Only the lines from the top of the listing below to the line that has "const yLabelledDecades = [-6, -5, -4, -3];" should be echoed, with both ends kept and pictures left out.

★ ★ ★ ★ ★ ★ ★

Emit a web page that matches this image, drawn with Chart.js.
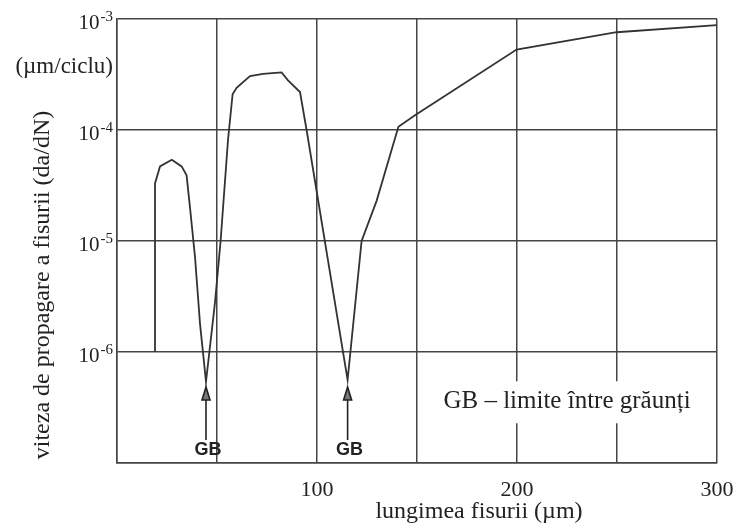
<!DOCTYPE html>
<html>
<head>
<meta charset="utf-8">
<script src="https://cdn.jsdelivr.net/npm/chart.js@4"></script>
<style>
  html, body { margin: 0; padding: 0; background: #fff; }
  #myChart { display: block; }
</style>
</head>
<body>
<canvas id="myChart" width="733" height="528"></canvas>
<script>
// crack length (um) and growth rate da/dN (um/cycle)
const crackLength = [19, 19, 21.5, 27.4, 32.3, 34.8, 36.5, 39, 41.5, 44.5, 49, 51.8, 55.5, 57.8, 59.8, 66.5, 73, 82.3, 85.5, 91.5, 94.8, 115.3, 122.3, 129.8, 140.7, 149, 199.8, 249.8, 300];
const growthRate = [1e-6, 3.3e-5, 4.7e-5, 5.4e-5, 4.7e-5, 3.9e-5, 2.0e-5, 7.2e-6, 1.8e-6, 5.4e-7, 2.8e-6, 1e-5, 8.1e-5, 2.1e-4, 2.4e-4, 3.06e-4, 3.2e-4, 3.3e-4, 2.8e-4, 2.2e-4, 1e-4, 5.6e-7, 1e-5, 2.3e-5, 1.07e-4, 1.36e-4, 5.3e-4, 7.6e-4, 8.8e-4];

// grain boundaries (GB) marked with arrows
const gbPositions = [44.5, 115.3];

// axis ticks
const xTickLabels = [100, 200, 300];
const yDecades = [-7, -6, -5, -4, -3];
const yLabelledDecades = [-6, -5, -4, -3];

const gridColor = "#454545";
const inkColor = "#222";

const points = crackLength.map((x, i) => ({ x: x, y: growthRate[i] }));

const extraText = {
  id: "extraText",
  afterDraw(chart) {
    const ctx = chart.ctx;
    const xs = chart.scales.x;
    const ys = chart.scales.y;
    ctx.save();
    ctx.fillStyle = inkColor;

    // y tick labels 10^n with superscript exponent
    yLabelledDecades.forEach(function(e) {
      const py = ys.getPixelForValue(Math.pow(10, e));
      const exp = "-" + Math.abs(e);
      ctx.font = "15px 'Liberation Serif'";
      const ew = ctx.measureText(exp).width;
      ctx.textAlign = "right";
      ctx.textBaseline = "alphabetic";
      ctx.fillText(exp, 113, py + 2);
      ctx.font = "21px 'Liberation Serif'";
      ctx.fillText("10", 113 - ew - 1, py + 10);
    });

    // unit under the top label
    ctx.font = "23px 'Liberation Serif'";
    ctx.textAlign = "right";
    ctx.textBaseline = "middle";
    ctx.fillText("(\u00b5m/ciclu)", 113, 67);

    // y title
    ctx.save();
    ctx.translate(43, 285);
    ctx.rotate(-Math.PI / 2);
    ctx.textAlign = "center";
    ctx.textBaseline = "middle";
    ctx.font = "24px 'Liberation Serif'";
    ctx.fillText("viteza de propagare a fisurii (da/dN)", 0, 0);
    ctx.restore();

    // x title
    ctx.textAlign = "center";
    ctx.textBaseline = "middle";
    ctx.font = "24px 'Liberation Serif'";
    ctx.fillText("lungimea fisurii (\u00b5m)", 479, 512);

    // GB arrows
    ctx.strokeStyle = inkColor;
    ctx.lineWidth = 1.6;
    gbPositions.forEach(function(g) {
      const px = xs.getPixelForValue(g);
      ctx.beginPath();
      ctx.moveTo(px, 440);
      ctx.lineTo(px, 396);
      ctx.stroke();
      ctx.beginPath();
      ctx.moveTo(px, 387);
      ctx.lineTo(px - 4, 400);
      ctx.lineTo(px + 4, 400);
      ctx.closePath();
      ctx.fillStyle = "#777";
      ctx.fill();
      ctx.stroke();
      ctx.fillStyle = inkColor;
      ctx.font = "bold 18px 'Liberation Sans'";
      ctx.textAlign = "center";
      ctx.textBaseline = "middle";
      ctx.fillText("GB", px + 2, 450);
    });

    // legend note with white box
    const note = "GB \u2013 limite \u00eentre gr\u0103un\u021bi";
    ctx.font = "25px 'Liberation Serif'";
    const nx = xs.getPixelForValue(225);
    const ny = ys.getPixelForValue(3.6e-7);
    const nw = ctx.measureText(note).width;
    ctx.fillStyle = "#fff";
    ctx.fillRect(nx - nw / 2 - 8, ny - 20, nw + 16, 42);
    ctx.fillStyle = inkColor;
    ctx.textAlign = "center";
    ctx.textBaseline = "middle";
    ctx.fillText(note, nx, ny);

    ctx.restore();
  }
};

new Chart("myChart", {
  type: "line",
  data: {
    datasets: [{
      data: points,
      borderColor: "#333",
      borderWidth: 1.8,
      pointRadius: 0,
      tension: 0,
      fill: false
    }]
  },
  options: {
    responsive: false,
    animation: false,
    layout: { padding: { top: 19, right: 16, left: 0, bottom: 0 } },
    plugins: {
      legend: { display: false },
      tooltip: { enabled: false }
    },
    scales: {
      x: {
        type: "linear",
        min: 0,
        max: 300,
        grid: { color: gridColor, lineWidth: 1.5, drawTicks: false },
        border: { color: gridColor, width: 1.5 },
        ticks: {
          stepSize: 50,
          autoSkip: false,
          maxRotation: 0,
          padding: 14,
          color: inkColor,
          font: { family: "'Liberation Serif'", size: 22 },
          callback: v => xTickLabels.includes(v) ? String(v) : ""
        },
        afterFit: s => {
          s.height = 65;
          s.paddingLeft = 0;
          s.paddingRight = 0;
        }
      },
      y: {
        type: "logarithmic",
        min: 1e-7,
        max: 1e-3,
        afterBuildTicks: s => {
          s.ticks = yDecades.map(e => ({ value: Math.pow(10, e) }));
        },
        grid: { color: gridColor, lineWidth: 1.5, drawTicks: false },
        border: { color: gridColor, width: 1.5 },
        ticks: { display: false },
        afterFit: s => {
          s.width = 117;
          s.paddingTop = 0;
          s.paddingBottom = 0;
        }
      }
    }
  },
  plugins: [extraText]
});
</script>
</body>
</html>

★ ★ ★ ★ ★ ★ ★

▶ [Task result]:
Emit a web page that matches this image, drawn with Chart.js.
<!DOCTYPE html>
<html>
<head>
<meta charset="utf-8">
<script src="https://cdn.jsdelivr.net/npm/chart.js@4"></script>
<style>
  html, body { margin: 0; padding: 0; background: #fff; }
  #myChart { display: block; }
</style>
</head>
<body>
<canvas id="myChart" width="733" height="528"></canvas>
<script>
// crack length (um) and growth rate da/dN (um/cycle)
const crackLength = [19, 19, 21.5, 27.4, 32.3, 34.8, 36.5, 39, 41.5, 44.5, 49, 51.8, 55.5, 57.8, 59.8, 66.5, 73, 82.3, 85.5, 91.5, 94.8, 115.3, 122.3, 129.8, 140.7, 149, 199.8, 249.8, 300];
const growthRate = [1e-6, 3.3e-5, 4.7e-5, 5.4e-5, 4.7e-5, 3.9e-5, 2.0e-5, 7.2e-6, 1.8e-6, 5.4e-7, 2.8e-6, 1e-5, 8.1e-5, 2.1e-4, 2.4e-4, 3.06e-4, 3.2e-4, 3.3e-4, 2.8e-4, 2.2e-4, 1e-4, 5.6e-7, 1e-5, 2.3e-5, 1.07e-4, 1.36e-4, 5.3e-4, 7.6e-4, 8.8e-4];

// grain boundaries (GB) marked with arrows
const gbPositions = [44.5, 115.3];

// axis ticks
const xTickLabels = [100, 200, 300];
const yDecades = [-7, -6, -5, -4, -3];
const yLabelledDecades = [-6, -5, -4, -3];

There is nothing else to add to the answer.